The First Naval Aviators
- Shaun Lewis
- 36 minutes ago
- 2 min read
Lieutenant George Colmore was the first member of the Royal Navy to qualify as a pilot, receiving his Royal Aero Club (RAeC) ticket in 1910 after paying for his own flying lessons. A few months later, the RAeC offered the navy two aircraft to train further pilots and the Admiralty called for volunteers for flying training. The volunteers had to be single and able to pay their own RAeC membership fees. 200 applications were received and four officers were selected as the navy’s aviation pioneers, one of whom was Lieutenant Charles Samson, of which more anon. The other three were Lieutenants Arthur Longmore and Reginald Gregory, and Lieutenant Eugene Gerard of the Royal Marines Light Infantry. The first naval rating to qualify was Leading Seaman O’Connor.
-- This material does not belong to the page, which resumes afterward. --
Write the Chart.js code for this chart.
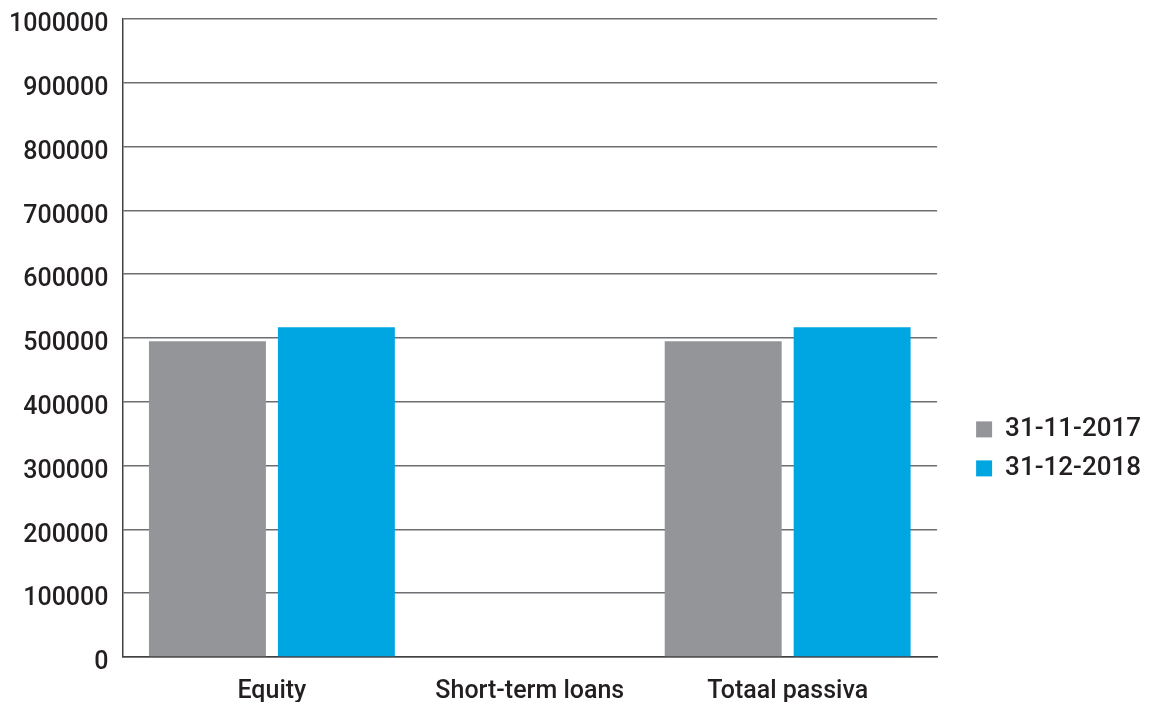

He received his Royal Aero Club’s certificate at the Central Flying School at Upavon on 3 September 1912.
Samson meanwhile, went on to become a leading pioneer in naval aviation. He was the first to pilot an aircraft launching from a ship at sea. When war broke out in 1914, he commanded the first Royal Naval Air Service (RNAS) squadron to arrive in France. With too few aircraft for the pilots at his disposal, Samson deployed many of them in private cars to mount reconnaissance patrols of the Belgian and French countryside. Once armed with a machine gun, these cars were able to mount aggressive patrols into German-held territory and to frustrate the German cavalry’s own reconnaissance patrols. Within a month, his force was reinforced by more vehicles fitted with rudimentary armour and the Royal Naval Armoured Car Division was formed. I relate some of the division’s experience in my third novel, The Wings of the Wind. The book was inspired by Samson’s autobiography, Flights and Fights.
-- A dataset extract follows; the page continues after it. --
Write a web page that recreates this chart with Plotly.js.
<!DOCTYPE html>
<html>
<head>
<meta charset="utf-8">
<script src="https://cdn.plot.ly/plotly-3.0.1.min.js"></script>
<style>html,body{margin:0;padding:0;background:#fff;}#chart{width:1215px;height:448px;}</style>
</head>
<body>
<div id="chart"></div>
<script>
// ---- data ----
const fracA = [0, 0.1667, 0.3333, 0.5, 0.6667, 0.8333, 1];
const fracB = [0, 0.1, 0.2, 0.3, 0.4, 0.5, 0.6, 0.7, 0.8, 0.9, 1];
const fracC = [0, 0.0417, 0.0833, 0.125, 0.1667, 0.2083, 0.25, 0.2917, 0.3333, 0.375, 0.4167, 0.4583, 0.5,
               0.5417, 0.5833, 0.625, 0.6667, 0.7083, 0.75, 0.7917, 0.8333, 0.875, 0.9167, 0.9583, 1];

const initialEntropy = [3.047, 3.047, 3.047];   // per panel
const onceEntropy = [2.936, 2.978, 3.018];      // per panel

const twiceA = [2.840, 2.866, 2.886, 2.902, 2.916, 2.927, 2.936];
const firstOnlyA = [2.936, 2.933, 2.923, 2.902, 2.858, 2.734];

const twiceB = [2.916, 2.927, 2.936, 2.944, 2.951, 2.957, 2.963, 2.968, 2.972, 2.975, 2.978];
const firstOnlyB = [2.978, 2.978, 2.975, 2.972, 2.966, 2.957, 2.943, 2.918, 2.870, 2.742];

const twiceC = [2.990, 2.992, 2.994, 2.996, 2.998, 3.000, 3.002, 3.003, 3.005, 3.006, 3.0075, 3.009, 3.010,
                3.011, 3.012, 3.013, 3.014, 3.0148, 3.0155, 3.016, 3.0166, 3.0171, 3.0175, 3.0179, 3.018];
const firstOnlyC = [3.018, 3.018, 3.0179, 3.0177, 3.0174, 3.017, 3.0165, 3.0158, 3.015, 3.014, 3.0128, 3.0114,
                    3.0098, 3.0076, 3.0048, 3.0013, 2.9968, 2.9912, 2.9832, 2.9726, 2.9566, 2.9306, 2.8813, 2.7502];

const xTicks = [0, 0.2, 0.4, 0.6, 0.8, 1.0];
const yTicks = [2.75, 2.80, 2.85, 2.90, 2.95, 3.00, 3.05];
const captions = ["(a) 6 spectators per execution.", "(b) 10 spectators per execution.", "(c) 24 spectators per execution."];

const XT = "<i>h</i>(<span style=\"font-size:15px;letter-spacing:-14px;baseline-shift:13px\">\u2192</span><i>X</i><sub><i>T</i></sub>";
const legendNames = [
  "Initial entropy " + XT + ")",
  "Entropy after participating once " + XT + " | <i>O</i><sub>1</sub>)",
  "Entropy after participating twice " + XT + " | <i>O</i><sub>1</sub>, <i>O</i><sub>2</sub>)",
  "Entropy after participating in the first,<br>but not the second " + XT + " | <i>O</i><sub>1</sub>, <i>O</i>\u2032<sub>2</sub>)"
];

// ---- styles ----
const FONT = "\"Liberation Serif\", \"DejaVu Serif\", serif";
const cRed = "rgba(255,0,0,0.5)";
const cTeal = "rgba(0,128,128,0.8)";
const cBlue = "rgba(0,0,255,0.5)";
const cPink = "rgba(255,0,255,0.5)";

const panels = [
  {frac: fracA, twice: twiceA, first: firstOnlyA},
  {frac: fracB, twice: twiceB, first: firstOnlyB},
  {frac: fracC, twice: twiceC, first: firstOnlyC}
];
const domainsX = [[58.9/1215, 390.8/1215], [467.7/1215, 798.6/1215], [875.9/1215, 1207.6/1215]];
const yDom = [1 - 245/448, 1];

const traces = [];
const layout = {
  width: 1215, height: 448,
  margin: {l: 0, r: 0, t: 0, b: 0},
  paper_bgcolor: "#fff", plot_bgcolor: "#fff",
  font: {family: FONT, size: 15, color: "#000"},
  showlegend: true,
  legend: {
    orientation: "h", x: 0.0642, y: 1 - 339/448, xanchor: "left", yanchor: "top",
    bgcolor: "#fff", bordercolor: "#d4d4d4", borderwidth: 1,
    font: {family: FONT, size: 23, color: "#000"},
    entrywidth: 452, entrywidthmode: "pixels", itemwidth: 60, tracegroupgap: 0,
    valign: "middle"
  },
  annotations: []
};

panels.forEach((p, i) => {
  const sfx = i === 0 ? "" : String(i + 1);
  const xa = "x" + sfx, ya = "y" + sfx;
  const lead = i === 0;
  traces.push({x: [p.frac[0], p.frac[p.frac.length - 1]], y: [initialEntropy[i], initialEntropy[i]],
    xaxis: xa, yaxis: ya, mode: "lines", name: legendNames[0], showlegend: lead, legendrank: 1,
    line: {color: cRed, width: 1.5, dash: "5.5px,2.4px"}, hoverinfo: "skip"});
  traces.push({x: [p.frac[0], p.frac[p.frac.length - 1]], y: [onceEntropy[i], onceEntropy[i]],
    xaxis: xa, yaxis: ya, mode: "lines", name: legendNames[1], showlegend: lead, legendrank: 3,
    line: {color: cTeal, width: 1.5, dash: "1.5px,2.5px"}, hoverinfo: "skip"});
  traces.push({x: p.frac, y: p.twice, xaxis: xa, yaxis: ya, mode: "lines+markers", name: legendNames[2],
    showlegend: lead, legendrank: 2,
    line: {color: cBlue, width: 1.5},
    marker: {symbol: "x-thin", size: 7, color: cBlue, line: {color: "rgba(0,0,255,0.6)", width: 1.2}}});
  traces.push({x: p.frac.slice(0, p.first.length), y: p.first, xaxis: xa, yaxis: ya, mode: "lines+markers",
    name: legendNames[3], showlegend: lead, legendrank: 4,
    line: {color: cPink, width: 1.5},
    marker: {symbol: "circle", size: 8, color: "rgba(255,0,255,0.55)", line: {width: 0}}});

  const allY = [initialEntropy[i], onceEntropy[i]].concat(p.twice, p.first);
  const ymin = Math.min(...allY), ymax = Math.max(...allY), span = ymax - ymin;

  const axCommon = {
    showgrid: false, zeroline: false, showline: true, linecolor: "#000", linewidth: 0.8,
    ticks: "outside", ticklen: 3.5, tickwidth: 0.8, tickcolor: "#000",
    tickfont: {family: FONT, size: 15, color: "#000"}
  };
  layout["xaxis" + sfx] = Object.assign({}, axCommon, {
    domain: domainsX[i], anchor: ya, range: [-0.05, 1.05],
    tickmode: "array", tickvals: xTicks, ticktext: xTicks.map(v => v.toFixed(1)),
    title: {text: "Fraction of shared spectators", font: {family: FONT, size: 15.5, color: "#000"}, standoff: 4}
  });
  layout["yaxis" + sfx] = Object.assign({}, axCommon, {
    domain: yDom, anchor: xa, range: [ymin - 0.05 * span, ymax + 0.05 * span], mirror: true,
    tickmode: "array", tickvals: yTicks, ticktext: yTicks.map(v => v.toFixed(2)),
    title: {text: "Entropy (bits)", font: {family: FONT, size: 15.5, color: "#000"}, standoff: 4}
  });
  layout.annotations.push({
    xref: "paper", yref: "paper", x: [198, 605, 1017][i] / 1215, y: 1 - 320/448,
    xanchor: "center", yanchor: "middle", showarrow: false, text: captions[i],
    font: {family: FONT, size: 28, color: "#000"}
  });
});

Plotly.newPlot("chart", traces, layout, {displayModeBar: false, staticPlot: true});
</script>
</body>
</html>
In 1915, Samson was sent to the Dardanelles in command of another RNAS squadron. He and his men conducted photo reconnaissance missions as well as pioneering the use of wireless telegraphy to direct the gunfire of the battleships. When the periscope of the submarine HMS E11 was damaged by Turkish gunfire in the harbour of Constantinople, Samson personally delivered a replacement to the Sea of Marmara (my first novel, The Custom of the Trade, tells the tale of the outstandingly successful submarine campaign in the Dardanelles). After a year, he was given command of a former Isle of Man passenger steamer that had been converted to carry seaplanes. From the coast of Syria and Palestine his ship mounted aerial operations against the Turks, but was sunk by Turkish gunfire in January 1917.
After the war, Samson transferred to the RAF and retired on the grounds of ill health as an air commodore in 1929 and died of a heart attack in February 1931.